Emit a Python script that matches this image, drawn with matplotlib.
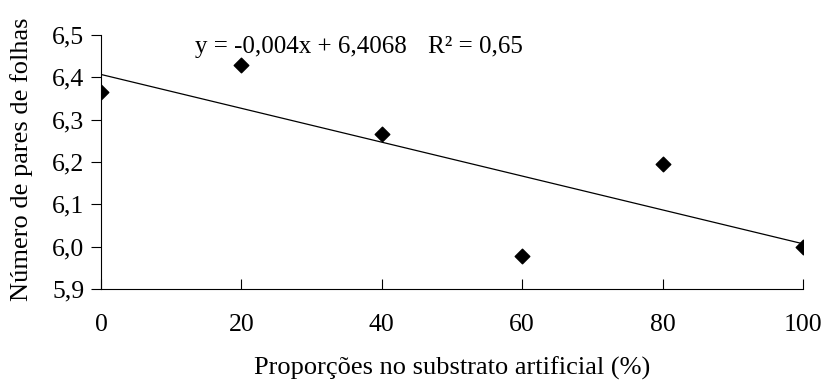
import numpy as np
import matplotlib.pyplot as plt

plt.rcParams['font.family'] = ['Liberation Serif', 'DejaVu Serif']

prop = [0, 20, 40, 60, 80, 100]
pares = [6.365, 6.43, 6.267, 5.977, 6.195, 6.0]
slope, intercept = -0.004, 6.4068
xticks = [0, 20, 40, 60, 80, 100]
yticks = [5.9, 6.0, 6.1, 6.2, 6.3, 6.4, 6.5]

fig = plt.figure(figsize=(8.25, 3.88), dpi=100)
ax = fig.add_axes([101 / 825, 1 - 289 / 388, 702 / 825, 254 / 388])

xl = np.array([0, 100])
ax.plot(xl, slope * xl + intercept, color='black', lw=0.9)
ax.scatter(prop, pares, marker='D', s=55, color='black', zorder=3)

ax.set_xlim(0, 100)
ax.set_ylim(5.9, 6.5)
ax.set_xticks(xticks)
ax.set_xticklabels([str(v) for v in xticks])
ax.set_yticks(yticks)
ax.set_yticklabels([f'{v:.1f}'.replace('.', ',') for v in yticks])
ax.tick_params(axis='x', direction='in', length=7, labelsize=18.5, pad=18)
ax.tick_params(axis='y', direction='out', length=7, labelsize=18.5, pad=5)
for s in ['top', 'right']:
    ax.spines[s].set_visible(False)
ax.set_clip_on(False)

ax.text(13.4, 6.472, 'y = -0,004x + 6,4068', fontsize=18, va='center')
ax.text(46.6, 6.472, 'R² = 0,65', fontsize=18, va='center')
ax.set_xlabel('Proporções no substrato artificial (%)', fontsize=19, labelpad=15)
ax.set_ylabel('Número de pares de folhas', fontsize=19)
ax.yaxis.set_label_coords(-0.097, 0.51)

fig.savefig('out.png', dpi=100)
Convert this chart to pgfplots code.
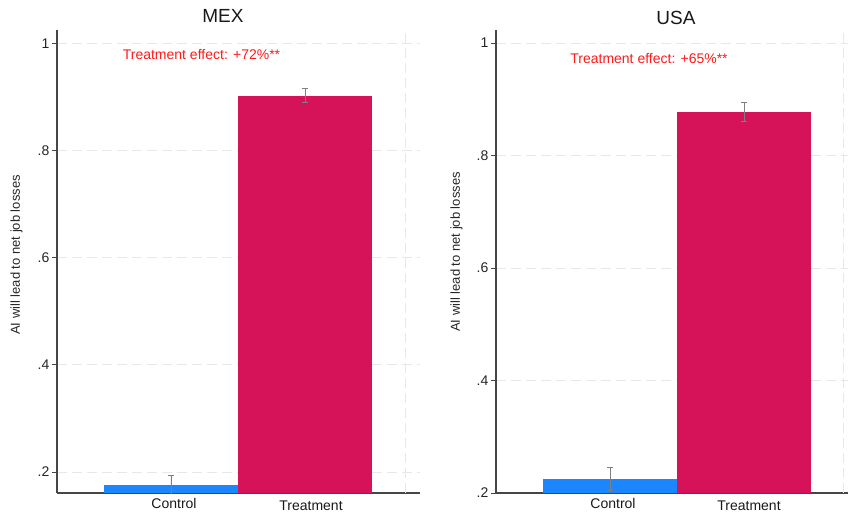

▶ _WHAT THIS TASK INVOLVES_
All entries are to be retyped exactly. Omit any embedded images.

▶ _RESPONSE TO THE TASK_
Emit a Python script that matches this image, drawn with matplotlib.
import numpy as np
import matplotlib.pyplot as plt

plt.rcParams['font.family'] = ['Liberation Serif', 'DejaVu Serif']

prop = [0, 20, 40, 60, 80, 100]
pares = [6.365, 6.43, 6.267, 5.977, 6.195, 6.0]
slope, intercept = -0.004, 6.4068
xticks = [0, 20, 40, 60, 80, 100]
yticks = [5.9, 6.0, 6.1, 6.2, 6.3, 6.4, 6.5]

fig = plt.figure(figsize=(8.25, 3.88), dpi=100)
ax = fig.add_axes([101 / 825, 1 - 289 / 388, 702 / 825, 254 / 388])

xl = np.array([0, 100])
ax.plot(xl, slope * xl + intercept, color='black', lw=0.9)
ax.scatter(prop, pares, marker='D', s=55, color='black', zorder=3)

ax.set_xlim(0, 100)
ax.set_ylim(5.9, 6.5)
ax.set_xticks(xticks)
ax.set_xticklabels([str(v) for v in xticks])
ax.set_yticks(yticks)
ax.set_yticklabels([f'{v:.1f}'.replace('.', ',') for v in yticks])
ax.tick_params(axis='x', direction='in', length=7, labelsize=18.5, pad=18)
ax.tick_params(axis='y', direction='out', length=7, labelsize=18.5, pad=5)
for s in ['top', 'right']:
    ax.spines[s].set_visible(False)
ax.set_clip_on(False)

ax.text(13.4, 6.472, 'y = -0,004x + 6,4068', fontsize=18, va='center')
ax.text(46.6, 6.472, 'R² = 0,65', fontsize=18, va='center')
ax.set_xlabel('Proporções no substrato artificial (%)', fontsize=19, labelpad=15)
ax.set_ylabel('Número de pares de folhas', fontsize=19)
ax.yaxis.set_label_coords(-0.097, 0.51)

fig.savefig('out.png', dpi=100)
Convert this chart to pgfplots code.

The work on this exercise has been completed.